- [Your objective]:
All of the data must be printed exactly; please include every line.
========
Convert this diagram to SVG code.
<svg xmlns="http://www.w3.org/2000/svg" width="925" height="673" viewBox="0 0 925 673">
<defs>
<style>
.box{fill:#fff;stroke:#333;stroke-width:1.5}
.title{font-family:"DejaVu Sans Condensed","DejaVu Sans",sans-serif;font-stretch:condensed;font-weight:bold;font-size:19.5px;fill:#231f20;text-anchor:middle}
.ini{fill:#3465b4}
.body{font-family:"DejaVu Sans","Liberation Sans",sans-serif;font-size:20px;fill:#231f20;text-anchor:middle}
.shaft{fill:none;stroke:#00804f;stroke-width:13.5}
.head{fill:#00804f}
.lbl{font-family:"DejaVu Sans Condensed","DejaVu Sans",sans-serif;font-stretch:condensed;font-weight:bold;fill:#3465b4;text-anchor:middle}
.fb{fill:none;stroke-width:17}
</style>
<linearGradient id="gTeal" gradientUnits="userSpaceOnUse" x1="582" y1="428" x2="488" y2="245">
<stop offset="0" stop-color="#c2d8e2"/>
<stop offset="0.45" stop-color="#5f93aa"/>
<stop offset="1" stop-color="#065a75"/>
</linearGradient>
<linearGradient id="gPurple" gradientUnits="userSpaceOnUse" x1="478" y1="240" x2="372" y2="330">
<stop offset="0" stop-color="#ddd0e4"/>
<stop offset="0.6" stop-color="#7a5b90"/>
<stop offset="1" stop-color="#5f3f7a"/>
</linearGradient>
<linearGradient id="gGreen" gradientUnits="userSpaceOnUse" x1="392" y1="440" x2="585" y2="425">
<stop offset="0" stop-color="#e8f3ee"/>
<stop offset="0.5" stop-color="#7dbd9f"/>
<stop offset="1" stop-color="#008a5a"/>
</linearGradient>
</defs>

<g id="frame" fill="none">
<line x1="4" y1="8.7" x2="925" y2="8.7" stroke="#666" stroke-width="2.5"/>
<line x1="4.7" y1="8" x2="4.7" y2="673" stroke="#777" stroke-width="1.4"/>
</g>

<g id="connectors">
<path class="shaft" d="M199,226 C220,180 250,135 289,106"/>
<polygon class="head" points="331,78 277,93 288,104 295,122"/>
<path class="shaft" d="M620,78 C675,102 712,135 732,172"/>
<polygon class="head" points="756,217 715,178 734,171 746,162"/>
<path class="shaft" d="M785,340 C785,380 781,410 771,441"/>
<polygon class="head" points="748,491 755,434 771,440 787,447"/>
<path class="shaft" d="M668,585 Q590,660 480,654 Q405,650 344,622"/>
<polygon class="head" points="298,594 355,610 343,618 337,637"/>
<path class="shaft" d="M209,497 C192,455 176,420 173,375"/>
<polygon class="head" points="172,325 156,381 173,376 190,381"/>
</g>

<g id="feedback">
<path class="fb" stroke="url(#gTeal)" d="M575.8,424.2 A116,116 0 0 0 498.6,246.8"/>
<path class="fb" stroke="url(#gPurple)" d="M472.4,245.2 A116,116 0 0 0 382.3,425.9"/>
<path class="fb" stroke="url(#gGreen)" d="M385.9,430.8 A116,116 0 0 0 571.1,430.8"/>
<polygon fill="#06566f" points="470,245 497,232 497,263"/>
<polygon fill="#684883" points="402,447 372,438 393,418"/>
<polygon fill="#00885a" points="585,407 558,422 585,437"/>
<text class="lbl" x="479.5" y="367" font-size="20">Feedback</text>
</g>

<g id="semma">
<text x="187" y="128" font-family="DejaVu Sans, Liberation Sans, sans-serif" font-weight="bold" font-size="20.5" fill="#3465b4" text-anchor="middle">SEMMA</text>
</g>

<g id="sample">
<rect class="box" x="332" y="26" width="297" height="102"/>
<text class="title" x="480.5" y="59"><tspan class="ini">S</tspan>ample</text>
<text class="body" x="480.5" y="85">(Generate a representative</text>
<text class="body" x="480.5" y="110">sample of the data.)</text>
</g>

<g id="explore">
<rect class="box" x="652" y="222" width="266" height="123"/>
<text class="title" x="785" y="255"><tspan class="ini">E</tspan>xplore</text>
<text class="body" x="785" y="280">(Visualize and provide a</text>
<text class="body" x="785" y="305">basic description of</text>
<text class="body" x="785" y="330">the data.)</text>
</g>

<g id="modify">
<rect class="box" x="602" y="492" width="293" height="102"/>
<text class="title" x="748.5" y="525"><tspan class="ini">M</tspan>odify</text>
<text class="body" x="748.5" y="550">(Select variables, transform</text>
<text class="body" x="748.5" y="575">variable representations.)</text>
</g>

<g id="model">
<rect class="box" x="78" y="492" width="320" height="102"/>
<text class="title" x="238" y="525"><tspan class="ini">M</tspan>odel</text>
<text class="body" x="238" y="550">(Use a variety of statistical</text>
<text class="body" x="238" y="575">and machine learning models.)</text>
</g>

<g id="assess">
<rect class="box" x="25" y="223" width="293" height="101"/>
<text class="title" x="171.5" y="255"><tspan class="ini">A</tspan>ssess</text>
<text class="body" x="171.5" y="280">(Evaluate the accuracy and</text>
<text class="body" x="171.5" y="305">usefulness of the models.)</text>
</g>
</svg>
========
- [Solution to the exercise]:
Convert this diagram to SVG code.
<svg xmlns="http://www.w3.org/2000/svg" width="925" height="673" viewBox="0 0 925 673">
<defs>
<style>
.box{fill:#fff;stroke:#333;stroke-width:1.5}
.title{font-family:"DejaVu Sans Condensed","DejaVu Sans",sans-serif;font-stretch:condensed;font-weight:bold;font-size:19.5px;fill:#231f20;text-anchor:middle}
.ini{fill:#3465b4}
.body{font-family:"DejaVu Sans","Liberation Sans",sans-serif;font-size:20px;fill:#231f20;text-anchor:middle}
.shaft{fill:none;stroke:#00804f;stroke-width:13.5}
.head{fill:#00804f}
.lbl{font-family:"DejaVu Sans Condensed","DejaVu Sans",sans-serif;font-stretch:condensed;font-weight:bold;fill:#3465b4;text-anchor:middle}
.fb{fill:none;stroke-width:17}
</style>
<linearGradient id="gTeal" gradientUnits="userSpaceOnUse" x1="582" y1="428" x2="488" y2="245">
<stop offset="0" stop-color="#c2d8e2"/>
<stop offset="0.45" stop-color="#5f93aa"/>
<stop offset="1" stop-color="#065a75"/>
</linearGradient>
<linearGradient id="gPurple" gradientUnits="userSpaceOnUse" x1="478" y1="240" x2="372" y2="330">
<stop offset="0" stop-color="#ddd0e4"/>
<stop offset="0.6" stop-color="#7a5b90"/>
<stop offset="1" stop-color="#5f3f7a"/>
</linearGradient>
<linearGradient id="gGreen" gradientUnits="userSpaceOnUse" x1="392" y1="440" x2="585" y2="425">
<stop offset="0" stop-color="#e8f3ee"/>
<stop offset="0.5" stop-color="#7dbd9f"/>
<stop offset="1" stop-color="#008a5a"/>
</linearGradient>
</defs>

<g id="frame" fill="none">
<line x1="4" y1="8.7" x2="925" y2="8.7" stroke="#666" stroke-width="2.5"/>
<line x1="4.7" y1="8" x2="4.7" y2="673" stroke="#777" stroke-width="1.4"/>
</g>

<g id="connectors">
<path class="shaft" d="M199,226 C220,180 250,135 289,106"/>
<polygon class="head" points="331,78 277,93 288,104 295,122"/>
<path class="shaft" d="M620,78 C675,102 712,135 732,172"/>
<polygon class="head" points="756,217 715,178 734,171 746,162"/>
<path class="shaft" d="M785,340 C785,380 781,410 771,441"/>
<polygon class="head" points="748,491 755,434 771,440 787,447"/>
<path class="shaft" d="M668,585 Q590,660 480,654 Q405,650 344,622"/>
<polygon class="head" points="298,594 355,610 343,618 337,637"/>
<path class="shaft" d="M209,497 C192,455 176,420 173,375"/>
<polygon class="head" points="172,325 156,381 173,376 190,381"/>
</g>

<g id="feedback">
<path class="fb" stroke="url(#gTeal)" d="M575.8,424.2 A116,116 0 0 0 498.6,246.8"/>
<path class="fb" stroke="url(#gPurple)" d="M472.4,245.2 A116,116 0 0 0 382.3,425.9"/>
<path class="fb" stroke="url(#gGreen)" d="M385.9,430.8 A116,116 0 0 0 571.1,430.8"/>
<polygon fill="#06566f" points="470,245 497,232 497,263"/>
<polygon fill="#684883" points="402,447 372,438 393,418"/>
<polygon fill="#00885a" points="585,407 558,422 585,437"/>
<text class="lbl" x="479.5" y="367" font-size="20">Feedback</text>
</g>

<g id="semma">
<text x="187" y="128" font-family="DejaVu Sans, Liberation Sans, sans-serif" font-weight="bold" font-size="20.5" fill="#3465b4" text-anchor="middle">SEMMA</text>
</g>

<g id="sample">
<rect class="box" x="332" y="26" width="297" height="102"/>
<text class="title" x="480.5" y="59"><tspan class="ini">S</tspan>ample</text>
<text class="body" x="480.5" y="85">(Generate a representative</text>
<text class="body" x="480.5" y="110">sample of the data.)</text>
</g>

<g id="explore">
<rect class="box" x="652" y="222" width="266" height="123"/>
<text class="title" x="785" y="255"><tspan class="ini">E</tspan>xplore</text>
<text class="body" x="785" y="280">(Visualize and provide a</text>
<text class="body" x="785" y="305">basic description of</text>
<text class="body" x="785" y="330">the data.)</text>
</g>

<g id="modify">
<rect class="box" x="602" y="492" width="293" height="102"/>
<text class="title" x="748.5" y="525"><tspan class="ini">M</tspan>odify</text>
<text class="body" x="748.5" y="550">(Select variables, transform</text>
<text class="body" x="748.5" y="575">variable representations.)</text>
</g>

<g id="model">
<rect class="box" x="78" y="492" width="320" height="102"/>
<text class="title" x="238" y="525"><tspan class="ini">M</tspan>odel</text>
<text class="body" x="238" y="550">(Use a variety of statistical</text>
<text class="body" x="238" y="575">and machine learning models.)</text>
</g>

<g id="assess">
<rect class="box" x="25" y="223" width="293" height="101"/>
<text class="title" x="171.5" y="255"><tspan class="ini">A</tspan>ssess</text>
<text class="body" x="171.5" y="280">(Evaluate the accuracy and</text>
<text class="body" x="171.5" y="305">usefulness of the models.)</text>
</g>
</svg>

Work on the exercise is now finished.